I don’t need any adjuster to tell me I should have gotten up there right away and put down another layer of roller roofing, but it was winter, and shingles are brittle. So I bought a plastic tarp and some nails, though such a roof would be an “eyesore.” However I never even got the tarp up, because my wife does not approve of my skipping church, (or Christmas,) for mundane roofing. Then everything was blanketed by snow. I hoped the snow would hold things down until spring.
Then came last week’s Warm Storm, and the snow melted off the roof and the wind howled, and abruptly the shingles all ballooned up, tore, folded over, ripped, and landed in an ugly heap beside the stables.
Talk about an eyesore! And talk about a depressed farmer! All my efforts to improve the farm had taken a significant step backwards. And whose fault was it? Was it my fault? Did I want to move that pile of junk to a stupid place from a smart place?
No! It is that insurance adjuster!!! HE is to blame!
However do you think he will apologize and lower my rates?
I doubt it. In fact he will likely be shocked, SHOCKED, that I allow big rumpled piles of roller roofing to lie about my farmyard. But if he so much as squeaks, if so much as a little peep escapes his lips, I think I just might….
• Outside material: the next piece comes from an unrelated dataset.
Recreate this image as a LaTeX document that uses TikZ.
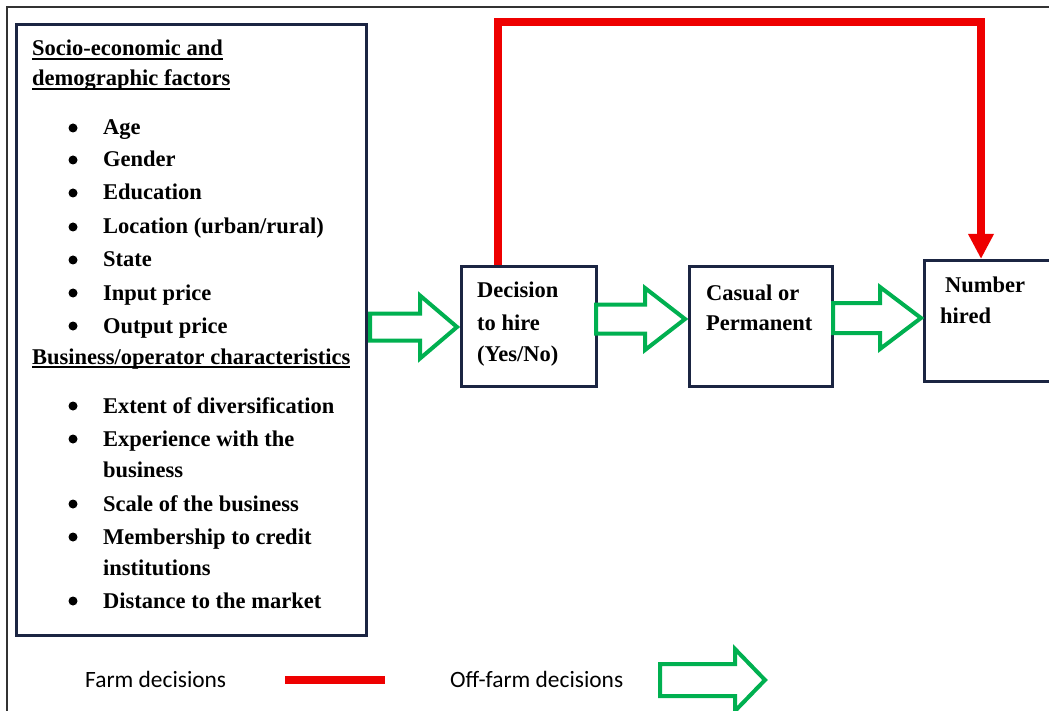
\documentclass[tikz,border=0pt]{standalone}
\usepackage{fontspec}
\setmainfont{Liberation Serif}
\newfontfamily\legendfont{Carlito}
\usetikzlibrary{arrows.meta}
\definecolor{navy}{HTML}{1B2542}
\definecolor{offgreen}{HTML}{00B050}
\definecolor{farmred}{HTML}{EE0000}
\definecolor{framegray}{HTML}{333333}
\tikzset{
  box/.style={draw=navy, line width=3pt, fill=white, anchor=north west, inner sep=0pt},
  txt/.style={anchor=base west, inner sep=0pt, font=\fontsize{22.5}{31}\selectfont\bfseries},
  legtxt/.style={anchor=base west, inner sep=0pt, font=\fontsize{23.4}{28}\selectfont\legendfont},
  garrow/.style={draw=offgreen, line width=4pt, fill=white, line join=miter},
  farm/.style={draw=farmred, line width=8pt, line join=miter},
  uline/.style={line width=1.3pt},
  bul/.style={fill=black},
}
\begin{document}
\begin{tikzpicture}[x=1pt,y=-1pt]
\useasboundingbox (0,0) rectangle (1049,711);
% outer frame
\coordinate (f0) at (7,711);
\coordinate (f1) at (7,7);
\coordinate (f2) at (1049,7);
\draw[framegray, line width=2pt] (f0) -- (f1) -- (f2);

% left factor box
\node[box, minimum width=350pt, minimum height=611pt] (fac) at (15,23) {};
\foreach \name/\yy/\tx in {1/56/{Socio-economic and}, 2/86/{demographic factors}, 3/364/{Business/operator characteristics}}{
  \node[txt] (t\name) at (32,\yy) {\tx};
  \draw[uline] ([yshift=-3pt]t\name.base west) -- ([yshift=-3pt]t\name.base east);
}
\foreach \name/\yy/\tx in {a/135/{Age}, b/167/{Gender}, c/200/{Education}, d/234/{Location (urban/rural)}, e/267/{State}, f/300/{Input price}, g/333/{Output price}, h/413/{Extent of diversification}, i/446/{Experience with the}, k/511/{Scale of the business}, l/544/{Membership to credit}, n/608/{Distance to the market}}{
  \fill[bul] (73,\yy-7) circle (4.5);
  \node[txt] (it\name) at (103,\yy) {\tx};
}
\node[txt] (itj) at (103,477) {business};
\node[txt] (itm) at (103,575) {institutions};

% decision boxes
\node[box, minimum width=135pt, minimum height=120pt] (dec) at (460,265) {};
\node[txt] (dect1) at (477,298) {Decision};
\node[txt] (dect2) at (477,330) {to hire};
\node[txt] (dect3) at (477,361) {(Yes/No)};
\node[box, minimum width=143pt, minimum height=120pt] (cas) at (688,265) {};
\node[txt] (cast1) at (706,300) {Casual or};
\node[txt] (cast2) at (706,330) {Permanent};
\node[box, minimum width=150pt, minimum height=121pt] (num) at (923,259) {};
\node[txt] (numt1) at (945,293) {Number};
\node[txt] (numt2) at (940,323) {hired};

% green block arrows (off-farm decisions)
\foreach \xa/\xb/\xt/\yc/\sh/\hh in {370/420/457/327/13.5/31.5, 596/645/685/319/14.5/31, 833/880/921/318/15/31, 660/735/765/680/16/31}{
  \draw[garrow] (\xa,\yc-\sh) -- (\xb,\yc-\sh) -- (\xb,\yc-\hh) -- (\xt,\yc) -- (\xb,\yc+\hh) -- (\xb,\yc+\sh) -- (\xa,\yc+\sh) -- cycle;
}

% red farm decision line
\coordinate (r1) at (498,22);
\coordinate (r2) at (981,22);
\draw[farm, -{Triangle[width=24pt,length=25pt]}] (dec.north -| r1) -- (r1) -- (r2) -- (num.north -| r2);

% legend
\node[legtxt] (lg1) at (85,687) {Farm decisions};
\coordinate (l1) at (285,680);
\coordinate (l2) at (385,680);
\draw[farm] (l1) -- (l2);
\node[legtxt] (lg2) at (450,687) {Off-farm decisions};
\end{tikzpicture}
\end{document}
Fortunately Mother Nature is stepping in to do God’s Will, which is to cover a multitude of sins.
One good thing about a blizzard and 24 inches of snow, (which is the current forecast,) is that it turns ugly heaps of stuff in a hardscrabble farmyard, and even ugly and rumpled heaps of roller roofing, into sleek, white curves, streamlined shapes which not even an insurance adjuster could possibly complain about…or could he?
Of course he could, and would, but one nice thing about a blizzard is that, for a blessed respite in a tiresome worldly reality, there’s not a cotton-picking thing he or anyone else can do about my failures.